(Rows from a dataset of charts and code)

· · ·

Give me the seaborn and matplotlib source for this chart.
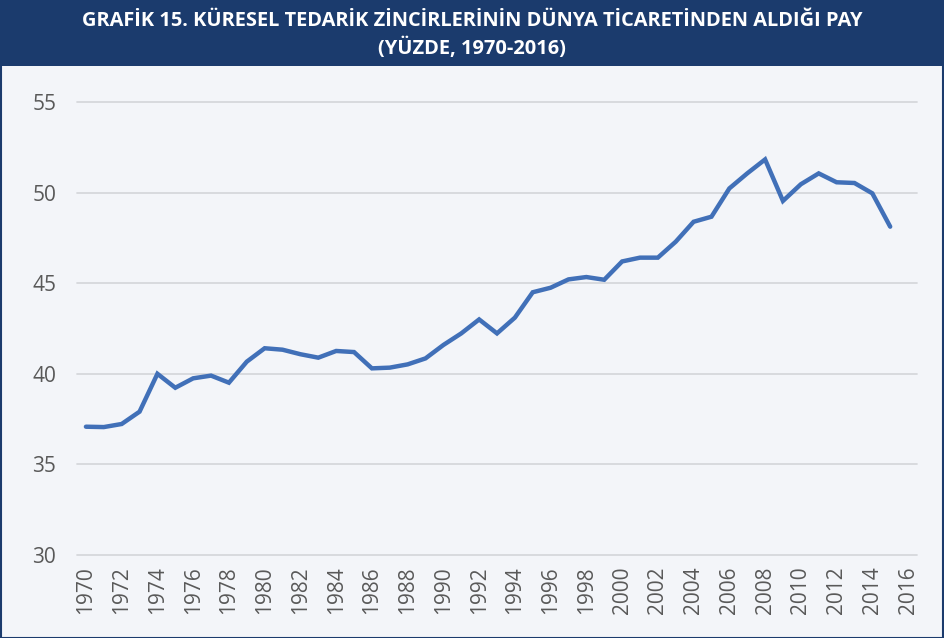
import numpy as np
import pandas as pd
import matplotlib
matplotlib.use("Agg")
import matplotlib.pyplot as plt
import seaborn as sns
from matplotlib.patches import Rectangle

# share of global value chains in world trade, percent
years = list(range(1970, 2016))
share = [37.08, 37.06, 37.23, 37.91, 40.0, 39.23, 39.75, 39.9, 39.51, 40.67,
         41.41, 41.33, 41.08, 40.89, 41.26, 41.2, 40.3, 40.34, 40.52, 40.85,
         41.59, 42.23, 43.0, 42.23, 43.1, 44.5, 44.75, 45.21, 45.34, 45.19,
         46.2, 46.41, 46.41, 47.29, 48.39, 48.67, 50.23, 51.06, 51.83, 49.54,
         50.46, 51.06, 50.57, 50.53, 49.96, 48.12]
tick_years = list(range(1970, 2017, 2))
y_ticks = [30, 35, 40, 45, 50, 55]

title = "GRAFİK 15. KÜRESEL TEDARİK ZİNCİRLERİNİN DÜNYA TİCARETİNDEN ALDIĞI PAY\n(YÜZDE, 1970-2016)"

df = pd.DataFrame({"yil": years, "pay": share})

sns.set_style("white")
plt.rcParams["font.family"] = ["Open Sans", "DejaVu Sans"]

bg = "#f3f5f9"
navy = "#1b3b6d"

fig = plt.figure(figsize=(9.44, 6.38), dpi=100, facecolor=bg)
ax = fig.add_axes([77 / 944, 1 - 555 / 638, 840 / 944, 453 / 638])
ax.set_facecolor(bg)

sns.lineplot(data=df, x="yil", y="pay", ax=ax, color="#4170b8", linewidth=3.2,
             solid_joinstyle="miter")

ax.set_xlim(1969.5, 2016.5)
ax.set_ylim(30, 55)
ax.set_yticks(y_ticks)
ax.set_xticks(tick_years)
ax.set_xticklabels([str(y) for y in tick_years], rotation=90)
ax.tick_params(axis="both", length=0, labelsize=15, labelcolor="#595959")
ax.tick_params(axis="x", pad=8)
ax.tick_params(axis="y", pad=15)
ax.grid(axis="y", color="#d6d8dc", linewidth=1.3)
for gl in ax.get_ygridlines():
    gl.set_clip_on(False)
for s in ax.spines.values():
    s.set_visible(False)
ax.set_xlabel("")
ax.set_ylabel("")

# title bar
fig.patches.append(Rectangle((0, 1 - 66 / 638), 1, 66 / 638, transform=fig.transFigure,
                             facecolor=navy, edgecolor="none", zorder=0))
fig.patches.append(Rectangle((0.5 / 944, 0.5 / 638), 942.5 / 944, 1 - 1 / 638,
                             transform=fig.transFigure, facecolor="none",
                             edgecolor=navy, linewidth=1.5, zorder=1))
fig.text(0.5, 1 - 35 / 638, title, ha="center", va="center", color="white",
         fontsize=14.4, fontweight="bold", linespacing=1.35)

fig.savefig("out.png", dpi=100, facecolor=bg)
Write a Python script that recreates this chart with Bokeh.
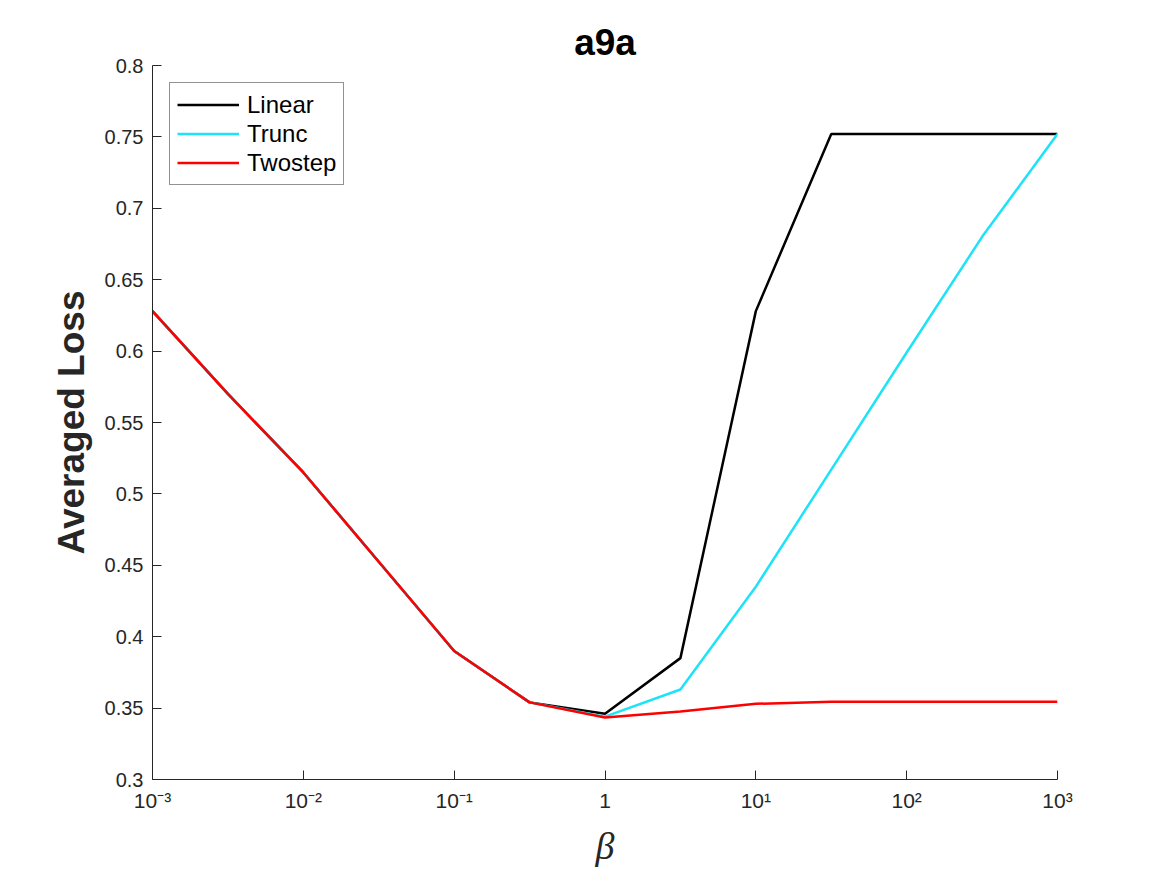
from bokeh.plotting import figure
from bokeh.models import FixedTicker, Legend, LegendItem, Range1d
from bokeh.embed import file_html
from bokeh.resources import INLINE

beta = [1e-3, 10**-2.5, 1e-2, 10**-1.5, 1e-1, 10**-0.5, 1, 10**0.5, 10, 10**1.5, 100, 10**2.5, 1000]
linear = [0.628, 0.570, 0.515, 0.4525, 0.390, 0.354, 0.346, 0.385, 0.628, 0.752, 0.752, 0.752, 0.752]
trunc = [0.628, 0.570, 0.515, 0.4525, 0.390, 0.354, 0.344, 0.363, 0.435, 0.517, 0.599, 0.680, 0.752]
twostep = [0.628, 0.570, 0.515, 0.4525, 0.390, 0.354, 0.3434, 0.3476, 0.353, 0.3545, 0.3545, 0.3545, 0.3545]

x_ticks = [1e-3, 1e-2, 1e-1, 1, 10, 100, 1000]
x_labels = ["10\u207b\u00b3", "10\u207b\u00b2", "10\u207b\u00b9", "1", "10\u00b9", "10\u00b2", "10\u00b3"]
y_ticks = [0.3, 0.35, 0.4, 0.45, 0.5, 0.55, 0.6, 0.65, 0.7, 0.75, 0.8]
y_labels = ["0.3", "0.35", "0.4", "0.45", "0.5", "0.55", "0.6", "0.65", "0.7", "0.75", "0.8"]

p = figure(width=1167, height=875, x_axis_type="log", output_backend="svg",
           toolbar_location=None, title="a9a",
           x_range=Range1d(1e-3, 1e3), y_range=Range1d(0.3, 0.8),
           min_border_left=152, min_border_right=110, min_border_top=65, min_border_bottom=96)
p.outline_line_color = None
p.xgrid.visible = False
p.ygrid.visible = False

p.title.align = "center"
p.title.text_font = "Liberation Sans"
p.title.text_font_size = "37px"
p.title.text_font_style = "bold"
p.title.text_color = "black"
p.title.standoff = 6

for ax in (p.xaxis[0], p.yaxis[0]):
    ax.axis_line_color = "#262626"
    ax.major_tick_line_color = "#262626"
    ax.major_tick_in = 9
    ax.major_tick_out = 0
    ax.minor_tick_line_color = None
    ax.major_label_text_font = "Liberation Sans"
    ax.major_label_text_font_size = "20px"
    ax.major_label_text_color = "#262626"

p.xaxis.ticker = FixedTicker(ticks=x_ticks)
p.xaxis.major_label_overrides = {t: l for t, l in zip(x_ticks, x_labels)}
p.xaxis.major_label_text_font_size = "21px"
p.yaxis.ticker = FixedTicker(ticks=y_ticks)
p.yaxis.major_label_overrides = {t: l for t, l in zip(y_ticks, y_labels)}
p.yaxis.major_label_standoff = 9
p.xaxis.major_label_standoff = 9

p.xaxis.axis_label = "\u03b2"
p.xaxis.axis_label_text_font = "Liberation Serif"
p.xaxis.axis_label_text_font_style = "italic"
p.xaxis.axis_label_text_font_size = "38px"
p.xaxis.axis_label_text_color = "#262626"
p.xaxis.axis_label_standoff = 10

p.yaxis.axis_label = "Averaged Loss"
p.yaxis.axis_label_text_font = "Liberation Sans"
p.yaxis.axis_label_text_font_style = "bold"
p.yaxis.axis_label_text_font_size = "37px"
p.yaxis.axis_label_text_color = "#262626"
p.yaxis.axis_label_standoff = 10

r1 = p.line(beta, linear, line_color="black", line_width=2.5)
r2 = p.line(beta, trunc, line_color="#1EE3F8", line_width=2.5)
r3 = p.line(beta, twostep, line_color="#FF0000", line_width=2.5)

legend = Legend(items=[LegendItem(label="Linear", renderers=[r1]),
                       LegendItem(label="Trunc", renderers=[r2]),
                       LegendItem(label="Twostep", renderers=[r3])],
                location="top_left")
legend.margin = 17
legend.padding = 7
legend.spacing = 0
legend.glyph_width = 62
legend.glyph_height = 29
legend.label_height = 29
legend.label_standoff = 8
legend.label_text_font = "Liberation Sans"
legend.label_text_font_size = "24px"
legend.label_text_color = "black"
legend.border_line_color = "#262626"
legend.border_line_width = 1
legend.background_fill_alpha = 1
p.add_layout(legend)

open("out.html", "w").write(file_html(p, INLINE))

· · ·

** SET EXERCISE **
Every line from the one containing "Write a Python" to the one containing "0.3545, 0.3545, 0.3545]" should be output exactly, both ends included. Nothing else goes in, and no pictures either.

** EXERCISE RESPONSE **
Write a Python script that recreates this chart with Bokeh.
from bokeh.plotting import figure
from bokeh.models import FixedTicker, Legend, LegendItem, Range1d
from bokeh.embed import file_html
from bokeh.resources import INLINE

beta = [1e-3, 10**-2.5, 1e-2, 10**-1.5, 1e-1, 10**-0.5, 1, 10**0.5, 10, 10**1.5, 100, 10**2.5, 1000]
linear = [0.628, 0.570, 0.515, 0.4525, 0.390, 0.354, 0.346, 0.385, 0.628, 0.752, 0.752, 0.752, 0.752]
trunc = [0.628, 0.570, 0.515, 0.4525, 0.390, 0.354, 0.344, 0.363, 0.435, 0.517, 0.599, 0.680, 0.752]
twostep = [0.628, 0.570, 0.515, 0.4525, 0.390, 0.354, 0.3434, 0.3476, 0.353, 0.3545, 0.3545, 0.3545, 0.3545]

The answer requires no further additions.